◆ Given exercise
Go through the material and write it all out exactly, minus the pictures.

◆ Supplied material
::::::::::
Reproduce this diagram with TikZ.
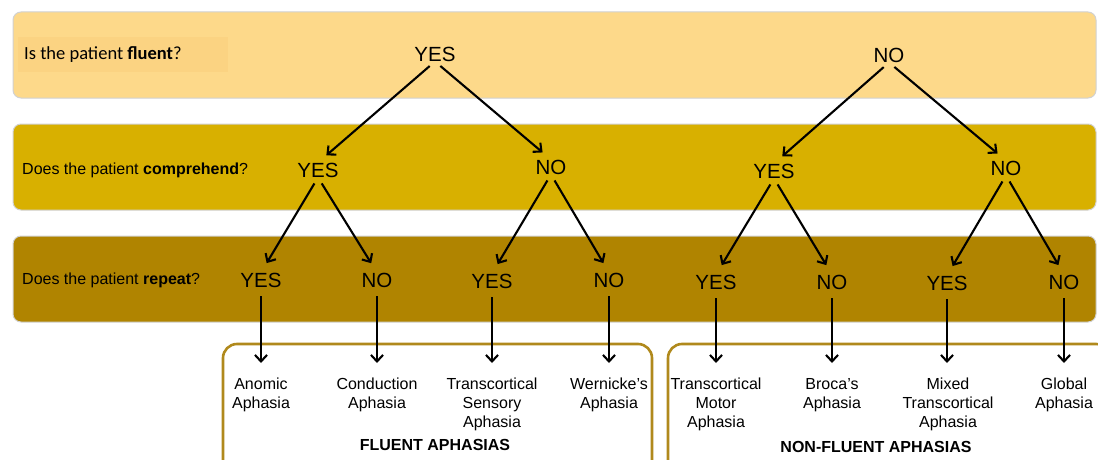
\documentclass[tikz,border=0pt]{standalone}
\usepackage{fontspec}
\setmainfont{Liberation Sans}
\newfontfamily\calfont{Carlito}
\usetikzlibrary{arrows.meta}
\definecolor{bandA}{HTML}{FDD98A}
\definecolor{bandAdark}{HTML}{FBD382}
\definecolor{bandB}{HTML}{D8B000}
\definecolor{bandC}{HTML}{B08400}
\definecolor{boxline}{HTML}{B0891C}
\begin{document}
\begin{tikzpicture}[x=1pt,y=-1pt,
  band/.style={draw=black!18, line width=1pt, rounded corners=8pt},
  grp/.style={draw=boxline, line width=2.6pt, rounded corners=14pt, fill=white},
  ans/.style={inner sep=0pt, font=\fontsize{20.5}{23}\selectfont},
  ques/.style={inner sep=0pt, anchor=west, font=\fontsize{16}{19}\selectfont},
  leaf/.style={inner sep=0pt, anchor=north, align=center, font=\fontsize{16}{19}\selectfont},
  grplabel/.style={inner sep=0pt, font=\bfseries\fontsize{16}{19}\selectfont},
  arr/.style={line width=2.1pt, -{Straight Barb[length=6.5pt,width=12pt,line width=2.1pt]}},
  darr/.style={arr, shorten <=7pt, shorten >=11pt},
  varr/.style={arr, shorten <=9pt, shorten >=15pt}]
\useasboundingbox (0,0) rectangle (1098,460);
\clip (0,0) rectangle (1098,460);
% bands
\path[band, fill=bandA] (13,12) rectangle (1096,98);
\path[band, fill=bandB] (13,124) rectangle (1096,210);
\path[band, fill=bandC] (13,236) rectangle (1096,322);
\fill[bandAdark] (18,37) rectangle (228,72);
% group boxes
\path[grp] (223,344) rectangle (652,480);
\path[grp] (668,344) rectangle (1110,480);
% questions
\node[ques, font=\calfont\fontsize{18.5}{21}\selectfont] (q1) at (24,55) {Is the patient \textbf{fluent}?};
\node[ques] (q2) at (22,170) {Does the patient \textbf{comprehend}?};
\node[ques] (q3) at (22,280) {Does the patient \textbf{repeat}?};
% level 1
\node[ans] (a) at (435,54) {YES};
\node[ans] (b) at (889,55) {NO};
% level 2
\node[ans] (aa) at (318,170) {YES};
\node[ans] (ab) at (551,167) {NO};
\node[ans] (ba) at (774,171) {YES};
\node[ans] (bb) at (1006,168) {NO};
% level 3
\node[ans] (aaa) at (261,280) {YES};
\node[ans] (aab) at (377,280) {NO};
\node[ans] (aba) at (492,281) {YES};
\node[ans] (abb) at (609,280) {NO};
\node[ans] (baa) at (716,282) {YES};
\node[ans] (bab) at (832,282) {NO};
\node[ans] (bba) at (947,283) {YES};
\node[ans] (bbb) at (1064,282) {NO};
% leaves
\node[leaf] (l1) at (261,378) {Anomic\\Aphasia};
\node[leaf] (l2) at (377,378) {Conduction\\Aphasia};
\node[leaf] (l3) at (492,378) {Transcortical\\Sensory\\Aphasia};
\node[leaf] (l4) at (609,378) {Wernicke’s\\Aphasia};
\node[leaf] (l5) at (716,378) {Transcortical\\Motor\\Aphasia};
\node[leaf] (l6) at (832,378) {Broca’s\\Aphasia};
\node[leaf] (l7) at (948,378) {Mixed\\Transcortical\\Aphasia};
\node[leaf] (l8) at (1064,378) {Global\\Aphasia};
\node[grplabel] (g1) at (435,445) {FLUENT APHASIAS};
\node[grplabel] (g2) at (876,447) {NON-FLUENT APHASIAS};
% arrows
\foreach \p/\c in {a/aa,a/ab,b/ba,b/bb,aa/aaa,aa/aab,ab/aba,ab/abb,ba/baa,ba/bab,bb/bba,bb/bbb}
  \draw[darr] (\p.south) -- (\c.north);
\foreach \p/\c in {aaa/l1,aab/l2,aba/l3,abb/l4,baa/l5,bab/l6,bba/l7,bbb/l8}
  \draw[varr] (\p.south) -- (\p.south |- \c.north);
\end{tikzpicture}
\end{document}
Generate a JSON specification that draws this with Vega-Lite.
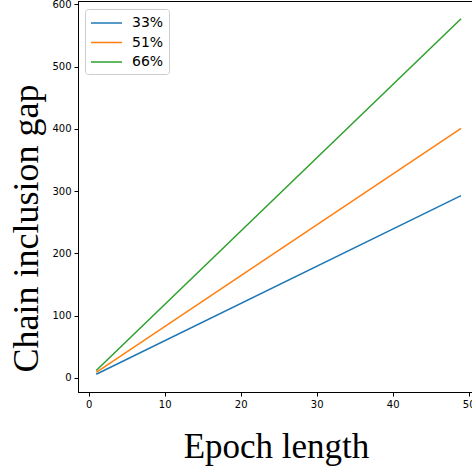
{
  "$schema": "https://vega.github.io/schema/vega-lite/v6.json",
  "width": 394,
  "height": 391,
  "autosize": {"type": "none"},
  "padding": {"left": 78, "top": 1, "right": 0, "bottom": 78},
  "background": "white",
  "config": {"view": {"stroke": "black", "strokeWidth": 1}, "font": "DejaVu Sans"},
  "data": {
    "values": [
      {"epoch": 1, "gap": 6, "share": "33%"},
      {"epoch": 49, "gap": 293, "share": "33%"},
      {"epoch": 1, "gap": 9, "share": "51%"},
      {"epoch": 49, "gap": 401, "share": "51%"},
      {"epoch": 1, "gap": 12, "share": "66%"},
      {"epoch": 49, "gap": 577, "share": "66%"}
    ]
  },
  "mark": {"type": "line", "strokeWidth": 1.5},
  "encoding": {
    "x": {
      "field": "epoch", "type": "quantitative",
      "scale": {"domain": [-1.4, 50.44], "nice": false, "zero": false},
      "axis": {
        "values": [0, 10, 20, 30, 40, 50],
        "format": "d",
        "grid": false,
        "title": "Epoch length",
        "titleFont": "Liberation Serif",
        "titleFontSize": 35,
        "titleFontWeight": "normal",
        "titleColor": "black",
        "titleX": 198,
        "titleY": 65,
        "titleAlign": "center",
        "titleBaseline": "alphabetic",
        "labelFontSize": 10,
        "labelColor": "black",
        "labelFlush": false,
        "labelPadding": 3,
        "domainColor": "black",
        "tickColor": "black",
        "tickSize": 4
      }
    },
    "y": {
      "field": "gap", "type": "quantitative",
      "scale": {"domain": [-22.5, 605.5], "nice": false, "zero": false},
      "axis": {
        "values": [0, 100, 200, 300, 400, 500, 600],
        "format": "d",
        "grid": false,
        "title": "Chain inclusion gap",
        "titleFont": "Liberation Serif",
        "titleFontSize": 36,
        "titleFontWeight": "normal",
        "titleColor": "black",
        "titleAngle": -90,
        "titleX": -41,
        "titleY": 227,
        "titleAlign": "center",
        "titleBaseline": "alphabetic",
        "labelFontSize": 10,
        "labelColor": "black",
        "labelFlush": false,
        "labelPadding": 3,
        "domainColor": "black",
        "tickColor": "black",
        "tickSize": 4
      }
    },
    "color": {
      "field": "share", "type": "nominal",
      "scale": {"domain": ["33%", "51%", "66%"], "range": ["#1f77b4", "#ff7f0e", "#2ca02c"]},
      "legend": {
        "title": null,
        "orient": "none",
        "legendX": 7,
        "legendY": 8,
        "padding": 5,
        "strokeColor": "#cccccc",
        "fillColor": "white",
        "cornerRadius": 3,
        "symbolType": "M-1,0H2.875",
        "symbolSize": 256,
        "symbolStrokeWidth": 1.5,
        "labelFontSize": 14,
        "labelColor": "black",
        "labelOffset": 24,
        "rowPadding": 3.5
      }
    }
  }
}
::::::::::
◆ Response to the task
Reproduce this diagram with TikZ.
\documentclass[tikz,border=0pt]{standalone}
\usepackage{fontspec}
\setmainfont{Liberation Sans}
\newfontfamily\calfont{Carlito}
\usetikzlibrary{arrows.meta}
\definecolor{bandA}{HTML}{FDD98A}
\definecolor{bandAdark}{HTML}{FBD382}
\definecolor{bandB}{HTML}{D8B000}
\definecolor{bandC}{HTML}{B08400}
\definecolor{boxline}{HTML}{B0891C}
\begin{document}
\begin{tikzpicture}[x=1pt,y=-1pt,
  band/.style={draw=black!18, line width=1pt, rounded corners=8pt},
  grp/.style={draw=boxline, line width=2.6pt, rounded corners=14pt, fill=white},
  ans/.style={inner sep=0pt, font=\fontsize{20.5}{23}\selectfont},
  ques/.style={inner sep=0pt, anchor=west, font=\fontsize{16}{19}\selectfont},
  leaf/.style={inner sep=0pt, anchor=north, align=center, font=\fontsize{16}{19}\selectfont},
  grplabel/.style={inner sep=0pt, font=\bfseries\fontsize{16}{19}\selectfont},
  arr/.style={line width=2.1pt, -{Straight Barb[length=6.5pt,width=12pt,line width=2.1pt]}},
  darr/.style={arr, shorten <=7pt, shorten >=11pt},
  varr/.style={arr, shorten <=9pt, shorten >=15pt}]
\useasboundingbox (0,0) rectangle (1098,460);
\clip (0,0) rectangle (1098,460);
% bands
\path[band, fill=bandA] (13,12) rectangle (1096,98);
\path[band, fill=bandB] (13,124) rectangle (1096,210);
\path[band, fill=bandC] (13,236) rectangle (1096,322);
\fill[bandAdark] (18,37) rectangle (228,72);
% group boxes
\path[grp] (223,344) rectangle (652,480);
\path[grp] (668,344) rectangle (1110,480);
% questions
\node[ques, font=\calfont\fontsize{18.5}{21}\selectfont] (q1) at (24,55) {Is the patient \textbf{fluent}?};
\node[ques] (q2) at (22,170) {Does the patient \textbf{comprehend}?};
\node[ques] (q3) at (22,280) {Does the patient \textbf{repeat}?};
% level 1
\node[ans] (a) at (435,54) {YES};
\node[ans] (b) at (889,55) {NO};
% level 2
\node[ans] (aa) at (318,170) {YES};
\node[ans] (ab) at (551,167) {NO};
\node[ans] (ba) at (774,171) {YES};
\node[ans] (bb) at (1006,168) {NO};
% level 3
\node[ans] (aaa) at (261,280) {YES};
\node[ans] (aab) at (377,280) {NO};
\node[ans] (aba) at (492,281) {YES};
\node[ans] (abb) at (609,280) {NO};
\node[ans] (baa) at (716,282) {YES};
\node[ans] (bab) at (832,282) {NO};
\node[ans] (bba) at (947,283) {YES};
\node[ans] (bbb) at (1064,282) {NO};
% leaves
\node[leaf] (l1) at (261,378) {Anomic\\Aphasia};
\node[leaf] (l2) at (377,378) {Conduction\\Aphasia};
\node[leaf] (l3) at (492,378) {Transcortical\\Sensory\\Aphasia};
\node[leaf] (l4) at (609,378) {Wernicke’s\\Aphasia};
\node[leaf] (l5) at (716,378) {Transcortical\\Motor\\Aphasia};
\node[leaf] (l6) at (832,378) {Broca’s\\Aphasia};
\node[leaf] (l7) at (948,378) {Mixed\\Transcortical\\Aphasia};
\node[leaf] (l8) at (1064,378) {Global\\Aphasia};
\node[grplabel] (g1) at (435,445) {FLUENT APHASIAS};
\node[grplabel] (g2) at (876,447) {NON-FLUENT APHASIAS};
% arrows
\foreach \p/\c in {a/aa,a/ab,b/ba,b/bb,aa/aaa,aa/aab,ab/aba,ab/abb,ba/baa,ba/bab,bb/bba,bb/bbb}
  \draw[darr] (\p.south) -- (\c.north);
\foreach \p/\c in {aaa/l1,aab/l2,aba/l3,abb/l4,baa/l5,bab/l6,bba/l7,bbb/l8}
  \draw[varr] (\p.south) -- (\p.south |- \c.north);
\end{tikzpicture}
\end{document}
Generate a JSON specification that draws this with Vega-Lite.
{
  "$schema": "https://vega.github.io/schema/vega-lite/v6.json",
  "width": 394,
  "height": 391,
  "autosize": {"type": "none"},
  "padding": {"left": 78, "top": 1, "right": 0, "bottom": 78},
  "background": "white",
  "config": {"view": {"stroke": "black", "strokeWidth": 1}, "font": "DejaVu Sans"},
  "data": {
    "values": [
      {"epoch": 1, "gap": 6, "share": "33%"},
      {"epoch": 49, "gap": 293, "share": "33%"},
      {"epoch": 1, "gap": 9, "share": "51%"},
      {"epoch": 49, "gap": 401, "share": "51%"},
      {"epoch": 1, "gap": 12, "share": "66%"},
      {"epoch": 49, "gap": 577, "share": "66%"}
    ]
  },
  "mark": {"type": "line", "strokeWidth": 1.5},
  "encoding": {
    "x": {
      "field": "epoch", "type": "quantitative",
      "scale": {"domain": [-1.4, 50.44], "nice": false, "zero": false},
      "axis": {
        "values": [0, 10, 20, 30, 40, 50],
        "format": "d",
        "grid": false,
        "title": "Epoch length",
        "titleFont": "Liberation Serif",
        "titleFontSize": 35,
        "titleFontWeight": "normal",
        "titleColor": "black",
        "titleX": 198,
        "titleY": 65,
        "titleAlign": "center",
        "titleBaseline": "alphabetic",
        "labelFontSize": 10,
        "labelColor": "black",
        "labelFlush": false,
        "labelPadding": 3,
        "domainColor": "black",
        "tickColor": "black",
        "tickSize": 4
      }
    },
    "y": {
      "field": "gap", "type": "quantitative",
      "scale": {"domain": [-22.5, 605.5], "nice": false, "zero": false},
      "axis": {
        "values": [0, 100, 200, 300, 400, 500, 600],
        "format": "d",
        "grid": false,
        "title": "Chain inclusion gap",
        "titleFont": "Liberation Serif",
        "titleFontSize": 36,
        "titleFontWeight": "normal",
        "titleColor": "black",
        "titleAngle": -90,
        "titleX": -41,
        "titleY": 227,
        "titleAlign": "center",
        "titleBaseline": "alphabetic",
        "labelFontSize": 10,
        "labelColor": "black",
        "labelFlush": false,
        "labelPadding": 3,
        "domainColor": "black",
        "tickColor": "black",
        "tickSize": 4
      }
    },
    "color": {
      "field": "share", "type": "nominal",
      "scale": {"domain": ["33%", "51%", "66%"], "range": ["#1f77b4", "#ff7f0e", "#2ca02c"]},
      "legend": {
        "title": null,
        "orient": "none",
        "legendX": 7,
        "legendY": 8,
        "padding": 5,
        "strokeColor": "#cccccc",
        "fillColor": "white",
        "cornerRadius": 3,
        "symbolType": "M-1,0H2.875",
        "symbolSize": 256,
        "symbolStrokeWidth": 1.5,
        "labelFontSize": 14,
        "labelColor": "black",
        "labelOffset": 24,
        "rowPadding": 3.5
      }
    }
  }
}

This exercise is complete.